It’s Been Over 20 Years Since Oprah’s Book Club Has Picked a Novel by a U.S.-Based Latino Author

Jan 23, 2020
1:08 PM

American Dirt by Jeanine Cummins recently became the latest selection in Oprah’s Book Club. The pick quickly proved to be controversial, since the book’s release has been met with backlash because of its stereotypical content and marketing decisions that trivialize the experiences at the U.S.-Mexican border.

Many have also called out the author’s race and how quickly the industry has embraced a white woman’s vision of the migrant story despite the countless books by actual Latina authors who could’ve been praised to this extent—and Oprah’s Book Club isn’t exempt. (Sidenote: Cummins said Wednesday she also identifies as Puerto Rican and Latinx.)

Of the 82 books in Oprah’s Book Club since American Dirt, the list has only featured books from three Latin American writers, and only one of those was about the U.S. immigrant experience.

Breath, Eyes, Memory by Edwidge Danticat, which follows 12-year-old Sophie Caco as she moves from Haiti to New York City to live with her mother, was picked in 1998—that’s over 20 years ago.

Since Danticat’s novel, all of the books about the lives of Latinos have taken place outside the U.S. and have been from prolific Latin American authors whose experiences differ greatly from that of migrants.  Love in the Time of Cholera and One Hundred Years of Solitude by Nobel laureate Gabriel García Marquez were chosen in 2007 and 2004, and Daughter of Fortune by Isabel Allende was selected in 2000.

No worries, we did the math for you: representation in Oprah’s Book Club would be at 4%. And if we removed those two authors from Latin America, representation would be at 1%.

While some may think, well Latinos are a “minority,” U.S. Latinos constituted 18.1 percent of the population in 2018, and have been an integral part of the country’s culture, from Mexican communities in the Southwest to Puerto Ricans in New York City and the many other diverse groups in between.

The criteria for making it into Oprah’s Book Club seems unclear. We only know Oprah Winfrey picks the book herself. And this seemingly-arbitrary selection is coveted in the industry, considering almost every book on the list becomes a bestseller.

The club then has become almost an institution, with authors and publishers boasting the Book Club sticker on the cover. And such a spot which grants validation has rarely been issued to Latino authors, and it’s unfortunate that now that it’s including a story about an issue that has been making headlines for years, it’s going to American Dirt.
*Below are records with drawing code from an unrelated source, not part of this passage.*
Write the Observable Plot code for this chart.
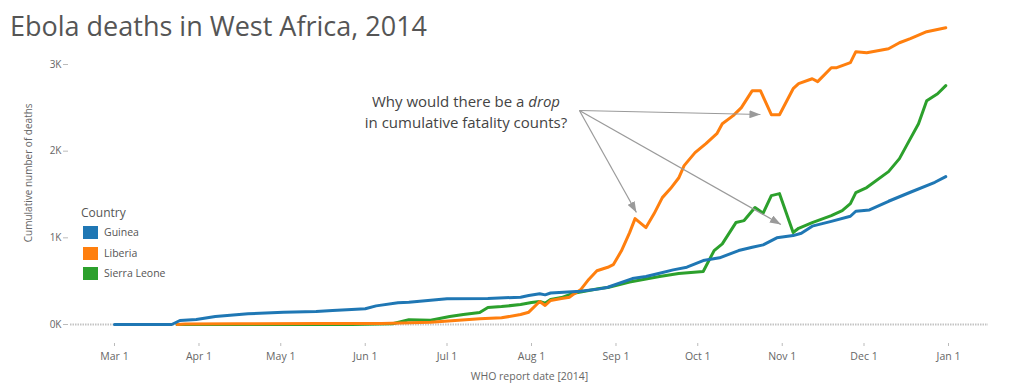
<!DOCTYPE html>
<html><head><meta charset="utf-8">
<script src="https://cdn.jsdelivr.net/npm/d3@7"></script>
<script src="https://cdn.jsdelivr.net/npm/@observablehq/plot@0.6"></script>
<style>
body{margin:0;background:#fff;font-family:"Open Sans",sans-serif;}
#wrap{position:relative;width:1009px;height:386px;overflow:hidden;background:#fff;}
#wrap svg{position:absolute;left:0;top:0;}
#title{position:absolute;left:10px;top:12px;font-size:27px;line-height:27px;color:#555;white-space:nowrap;}
.note{position:absolute;left:466px;transform:translateX(-50%);font-size:15px;line-height:18px;height:18px;color:#444;text-align:center;white-space:nowrap;}
#legend{position:absolute;left:81px;top:0;color:#555;}
#legend .lt{position:absolute;left:0;top:205px;font-size:12px;line-height:16px;white-space:nowrap;}
#legend .row{position:absolute;left:2px;height:13px;white-space:nowrap;}
#legend .sw{position:absolute;left:0;top:0;width:15px;height:13px;}
#legend .lb{position:absolute;left:21px;top:-2px;font-size:10.5px;line-height:16px;color:#555;}
</style></head>
<body><div id="wrap"></div>
<script>
const countries = ["Guinea", "Liberia", "Sierra Leone"];
const colors = ["#1f77b4", "#ff7f0e", "#2ca02c"];

const guinea = [
  ["2014-03-01",0],["2014-03-22",0],["2014-03-25",46],["2014-03-31",58],["2014-04-07",92],
  ["2014-04-19",123],["2014-05-02",142],["2014-05-14",150],["2014-05-20",161],["2014-05-27",173],
  ["2014-06-01",181],["2014-06-05",215],["2014-06-13",250],["2014-06-17",257],["2014-07-01",296],
  ["2014-07-16",300],["2014-07-28",315],["2014-07-31",334],["2014-08-04",354],["2014-08-06",342],
  ["2014-08-08",363],["2014-08-19",384],["2014-08-26",411],["2014-08-29",430],["2014-09-07",530],
  ["2014-09-12",553],["2014-09-17",592],["2014-09-22",630],["2014-09-27",661],["2014-10-03",738],
  ["2014-10-09",769],["2014-10-16",853],["2014-10-21",891],["2014-10-25",919],["2014-10-30",1000],
  ["2014-11-05",1026],["2014-11-08",1053],["2014-11-12",1135],["2014-11-19",1190],["2014-11-26",1249],
  ["2014-11-28",1307],["2014-12-03",1322],["2014-12-10",1422],["2014-12-18",1526],["2014-12-27",1641],
  ["2014-12-31",1706]
];
const liberia = [
  ["2014-03-24",0],["2014-03-27",5],["2014-04-15",8],["2014-05-15",11],["2014-06-07",12],
  ["2014-06-25",27],["2014-07-13",66],["2014-07-21",77],["2014-07-28",115],["2014-07-31",142],
  ["2014-08-04",265],["2014-08-06",219],["2014-08-08",277],["2014-08-12",300],["2014-08-15",315],
  ["2014-08-16",340],["2014-08-19",400],["2014-08-22",520],["2014-08-25",620],["2014-08-29",660],
  ["2014-08-31",690],["2014-09-03",850],["2014-09-06",1060],["2014-09-08",1222],["2014-09-12",1118],
  ["2014-09-15",1280],["2014-09-18",1464],["2014-09-21",1568],["2014-09-24",1690],["2014-09-26",1833],
  ["2014-09-30",1983],["2014-10-04",2087],["2014-10-08",2202],["2014-10-10",2317],["2014-10-14",2410],
  ["2014-10-17",2502],["2014-10-21",2698],["2014-10-24",2698],["2014-10-28",2421],["2014-10-31",2421],
  ["2014-11-05",2721],["2014-11-07",2779],["2014-11-12",2836],["2014-11-14",2802],["2014-11-19",2963],
  ["2014-11-21",2963],["2014-11-26",3021],["2014-11-28",3148],["2014-12-02",3136],["2014-12-10",3182],
  ["2014-12-14",3251],["2014-12-18",3298],["2014-12-24",3378],["2014-12-31",3424]
];
const sierraLeone = [
  ["2014-03-24",0],["2014-05-27",0],["2014-06-11",8],["2014-06-17",55],["2014-06-25",50],
  ["2014-07-02",92],["2014-07-07",115],["2014-07-13",138],["2014-07-16",196],["2014-07-21",207],
  ["2014-07-28",230],["2014-08-01",254],["2014-08-04",265],["2014-08-06",245],["2014-08-08",290],
  ["2014-08-12",311],["2014-08-16",357],["2014-08-26",415],["2014-08-29",427],["2014-09-06",490],
  ["2014-09-17",553],["2014-09-24",588],["2014-10-03",611],["2014-10-07",853],["2014-10-10",930],
  ["2014-10-15",1176],["2014-10-18",1199],["2014-10-22",1349],["2014-10-25",1285],["2014-10-28",1487],
  ["2014-10-31",1510],["2014-11-05",1061],["2014-11-07",1110],["2014-11-12",1176],["2014-11-19",1257],
  ["2014-11-23",1314],["2014-11-26",1395],["2014-11-28",1522],["2014-12-02",1580],["2014-12-10",1764],
  ["2014-12-14",1914],["2014-12-17",2087],["2014-12-21",2317],["2014-12-24",2583],["2014-12-28",2663],
  ["2014-12-31",2756]
];

const monthTicks = ["2014-03-01","2014-04-01","2014-05-01","2014-06-01","2014-07-01","2014-08-01",
  "2014-09-01","2014-10-01","2014-11-01","2014-12-01","2015-01-01"];
const yTicks = [0, 1000, 2000, 3000];
const xDomain = ["2014-02-12T20:33:00Z", "2015-01-15T16:13:00Z"];
const yDomain = [0, 3500];

const annotationText = ["Why would there be a ", "drop", "in cumulative fatality counts?"];
const arrowFrom = ["2014-08-18T14:00:00Z", 2469];
const arrowTo = [["2014-10-24T00:00:00Z", 2423], ["2014-09-08T12:00:00Z", 1292], ["2014-10-31T12:00:00Z", 1154]];

const toRows = (name, arr) => arr.map(([d, v]) => ({country: name, date: new Date(d), deaths: v}));
const rows = [
  ...toRows("Sierra Leone", sierraLeone),
  ...toRows("Liberia", liberia),
  ...toRows("Guinea", guinea)
];

const chart = Plot.plot({
  width: 1009, height: 386,
  marginLeft: 70, marginRight: 21, marginTop: 20.67, marginBottom: 62,
  style: {fontFamily: "'Open Sans', sans-serif", background: "transparent"},
  x: {type: "utc", domain: xDomain.map(d => new Date(d))},
  y: {domain: yDomain},
  color: {domain: countries, range: colors},
  marks: [
    Plot.ruleY([0], {stroke: "#c4c4c4", strokeWidth: 2, strokeDasharray: "1.5,1"}),
    Plot.axisX({ticks: monthTicks.map(d => new Date(d)), tickFormat: d3.utcFormat("%b %-d"),
      tickSize: 3, tickPadding: 6, dy: 19, stroke: "#bbb", color: "#666", fontSize: 10.5, label: null}),
    Plot.axisY({ticks: yTicks, tickFormat: d => d / 1000 + "K", tickSize: 5, tickPadding: 2, dx: -2,
      stroke: "#bbb", color: "#666", fontSize: 10, label: null}),
    Plot.text(["Cumulative number of deaths"], {frameAnchor: "left", dx: -42, rotate: -90,
      textAnchor: "middle", lineAnchor: "middle", fontSize: 10, fill: "#666"}),
    Plot.text(["WHO report date [2014]"], {frameAnchor: "bottom", dy: 52,
      textAnchor: "middle", lineAnchor: "middle", fontSize: 10.5, fill: "#666"}),
    Plot.line(rows, {x: "date", y: "deaths", z: "country", stroke: "country", strokeWidth: 3,
      strokeLinejoin: "round", strokeLinecap: "round"}),
    Plot.link(arrowTo, {
      x1: () => new Date(arrowFrom[0]), y1: () => arrowFrom[1],
      x2: d => new Date(d[0]), y2: d => d[1],
      stroke: "#9a9a9a", strokeWidth: 1.2
    })
  ]
});

const wrap = document.getElementById("wrap");
wrap.appendChild(chart);

// filled triangular arrowheads
const svg = d3.select(chart);
svg.append("defs").append("marker")
  .attr("id", "tri").attr("viewBox", "0 0 11 8").attr("refX", 11).attr("refY", 4)
  .attr("markerWidth", 11).attr("markerHeight", 8).attr("markerUnits", "userSpaceOnUse")
  .attr("orient", "auto")
  .append("path").attr("d", "M0,0L11,4L0,8Z").attr("fill", "#9a9a9a");
svg.selectAll('g[aria-label="link"] path').attr("marker-end", "url(#tri)");

// title
const title = document.createElement("div");
title.id = "title";
title.textContent = "Ebola deaths in West Africa, 2014";
wrap.appendChild(title);

// annotation (two separate lines)
const note1 = document.createElement("div");
note1.className = "note"; note1.style.top = "91.5px";
note1.append(annotationText[0]);
const it = document.createElement("i"); it.textContent = annotationText[1]; note1.append(it);
const note2 = document.createElement("div");
note2.className = "note"; note2.style.top = "112.5px";
note2.textContent = annotationText[2];
wrap.appendChild(note1);
wrap.appendChild(note2);

// legend
const legend = document.createElement("div");
legend.id = "legend";
const lt = document.createElement("div"); lt.className = "lt"; lt.textContent = "Country";
legend.appendChild(lt);
const color = chart.scale("color");
countries.forEach((c, i) => {
  const row = document.createElement("div"); row.className = "row";
  row.style.top = (226 + i * 20.7) + "px";
  const sw = document.createElement("div"); sw.className = "sw"; sw.style.background = color.apply(c);
  const lb = document.createElement("div"); lb.className = "lb"; lb.textContent = c;
  row.appendChild(sw); row.appendChild(lb); legend.appendChild(row);
});
wrap.appendChild(legend);
</script>
</body></html>
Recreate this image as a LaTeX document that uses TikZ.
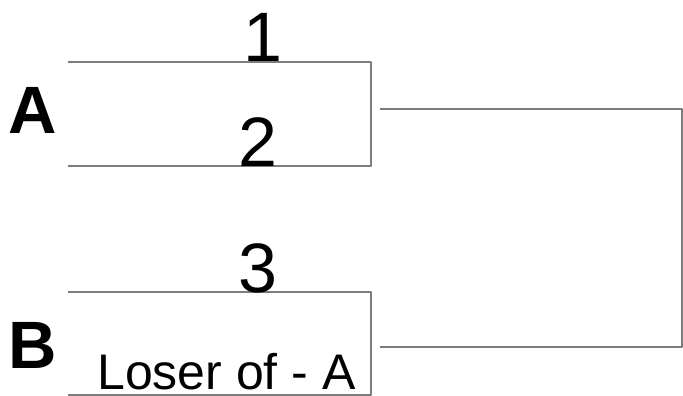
\documentclass[tikz,border=0pt]{standalone}
\usepackage{fontspec}
\setmainfont{Liberation Sans}
\usetikzlibrary{calc,positioning}
\definecolor{LineGray}{RGB}{125,125,125}

\begin{document}
\begin{tikzpicture}[x=1pt,y=-1pt,
  bline/.style={LineGray,line width=1.8pt,line join=round},
  seed/.style={inner sep=0pt,anchor=base,font=\fontsize{70}{70}\selectfont},
  group/.style={inner sep=0pt,anchor=base west,font=\fontsize{67}{67}\selectfont\bfseries}]
\useasboundingbox (0,0) rectangle (683,396);
% bracket A
\coordinate (a1) at (68,62);
\coordinate (a2) at (68,166);
\coordinate (ar) at (371,62);
\draw[bline] (a1) -- (ar) |- (a2);
\node[seed] (s1) at (263,62) {1};
\node[seed] (s2) at (258,166) {2};
\node[group] (ga) at (8,133) {A};
% bracket B
\coordinate (b1) at (68,292);
\coordinate (b2) at (68,395);
\coordinate (br) at (371,292);
\draw[bline] (b1) -- (br) |- (b2);
\node[seed] (s3) at (258,292) {3};
\node[group] (gb) at (8,368) {B};
\node[inner sep=0pt,anchor=base west,font=\fontsize{50}{50}\selectfont] (la) at (97,389) {Loser of - A};
% final
\coordinate (fa) at (380,109);
\coordinate (fb) at (380,347);
\draw[bline] (fa) -- (682,109) |- (fb);
\end{tikzpicture}
\end{document}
When Oprah launched her book club on September 17, 1996, the literary world was skeptical. According to a New York Times piece, “many associated daytime television with lowbrow entertainments like soap operas and game shows.” Yet, soon enough skeptics were proven wrong and books included in the club became very successful, some selling over a million copies—and this is without a doubt something to be celebrated since it shattered stereotypes about The Oprah Winfrey Show’s demographics mainly comprised of women.

And while the Book Club has been diverse in some ways, like including first-time novelists effectively providing them with a platform for success, it is certainly lacking when it comes to a core U.S. demographic.